What methods do you use to clean a nozzle used for PLA without damaging

What methods do you use to clean a nozzle used for PLA without damaging it?

Hi Marcus,
First heat up your extruder and then use a very fine drill (like the dentist use) and clean, this methode is best with clogged extruders. Then use your new filament and extrude as long as needed until you got a solid color. Hope this helps.

Kind regards,
Joost

Use the wire string from a guitar to clean the orifice, you less you have access to wire gauge drill bits. It’s almost impossible to clean the orifice with a drill bit without enlarging it…

@Joost_Urbach how could I NOT scratch the nozzle with that drill? It’s sharp and much, much harder then the brass.
I have ordered accupucture needles. They are stiffer then guitar string and come with a handle in packs of 100.
Do idea how they perform yet.

What do you do against soft clogs that don’t block the hole permamently?

You need a steady hand I admit that but I understand now that the inside is not your question. The outside of the extruder I use a paper towel and head up the extruder and wipe of any PLA. Sorry for the confusion.

I mean the inside. Lightweight dust that doesn’t start to completely block the nozzle but restricts the flow when it gets compressed.
The kind of dust that makes your filament exit at an angle instead of straight down.
The stuff that doesn’t develop into a problem until you are 8 hours into a print.

Heat up, extrude a bit. Set heat to 65-80° depending on your PLA. Pull out PLA. Typically cleans everything.

I found an other methode from a friend of mine. He says: “retract the filament, unscrew the nozzle, put it in nail remover, give it 12 hours, dry it and your nozzle is ready to print.”
I haven’t tried it but everything helps.

You cannot unscrew the nozzle in an Ultimaker II, It’s a single piece with the heater block.
12 hours to clean is also a terribly long time and what foreign materials would nail remover remove?
Dust is mostly made up of dead human skin, hairs and fibers of clothing and plants.

@Joost_Urbach That will work with ABS (assuming the solution has a high concentration of acetone), but not PLA.

For PLA you can use MEK and heavy personal safety eqipment but it’s usually not the PLA you want to remove.
It’s everything in the nozzle that is NOT PLA.

@Carlton_Dodd Ok I didn’t know that.
@Marcus_Samuelsson my extruder (leapfrog Creatr) is unscrew able so I assumed yours was too. I think @Jan_Wildeboer his methode is the way to go.

The Bukobot method of cold-pull gets recommed a lot.

It’s old but you may get some ideas from my old post: http://www.tridimake.com/2012/10/clean-hotend-and-nozzle.html

I also have an ultimaker ll but besides that I am a metal fabricator and I use oxy acetylene torches all the time the tip is made from copper and there is a tool that I use to clean that when it gets clogged with molten metal. It’s called a tip cleaner and it has lots of little wires that are various thicknesses and are like little files that you poke into the end of the torch. These tip cleaners are very common and can be bought for two or three dollars at any welding supply store. That is what I would use if my printer was clogged. I would heat it up to 260 c the insert the appropriate size tip cleaner (I think I would want to use a vernier caliper to measure and select the right one probably .4 mm or less) or simply buy another one.
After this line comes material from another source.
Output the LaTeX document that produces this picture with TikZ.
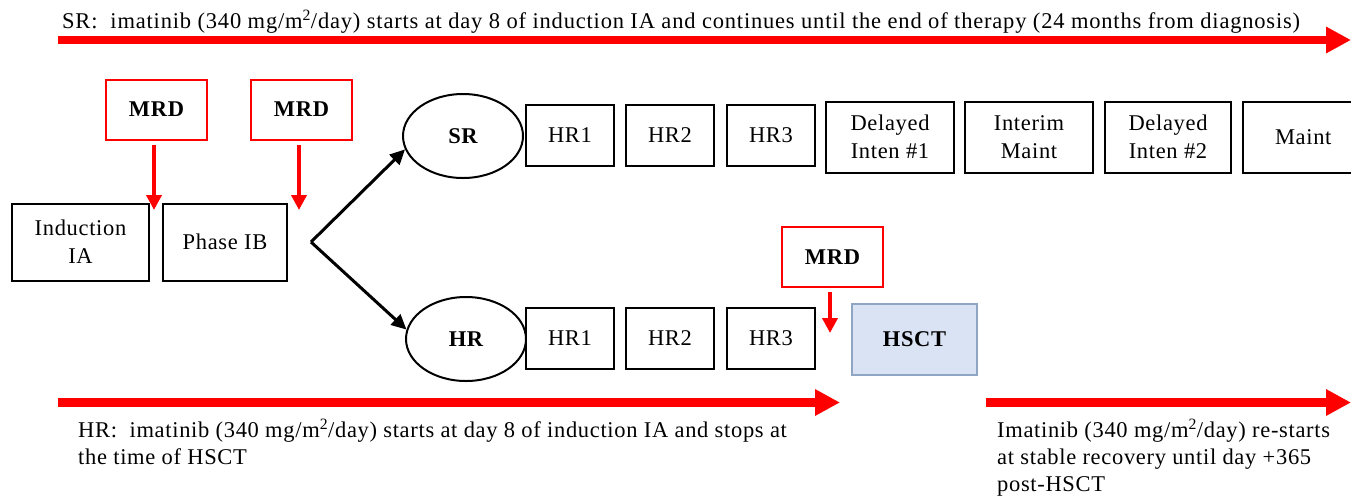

I heat up the nozzle with a lighter then quickly hit it with canned air. Opens right up with PLA and ABS.

Cold pull with nylon is the best way I’ve found. I couldn’t believe the stuff I pulled out of a basically new nozzle.

@Joe_Spanier I think this is the best suggestion based on his experience and would be the least risk of potential damage

Don’t use a drill bit! Brass is soft, and just the act of inserting it and wiggling it around in there will scratch your nozzle and make the orifice out of round.

If a blockage came into your hotend the best way of getting it out is to remove it from the direction it came in from.

Bukobots pull method is by far the best, safest and easiest method for doing this and will clear almost any blockage. This is the method we recommend to our customers at E3D.

In the rare event that some piece of debris is completely obstructing the nozzle orifice such that you can’t get nylon deep into the nozzle to grip the debris and extract it you might have to put something up the nozzle orifice to unblock it. This should not be a sharp, hardened piece of tool steel that is designed to cut metal. You want to use a piece of soft wire, copper wire from electronic cabling is ideal here as it is soft enough to not damage the nozzle.

Use the wire to push the blockage away from the orifice while hot, and then go back to the warm pull method to extract the debris.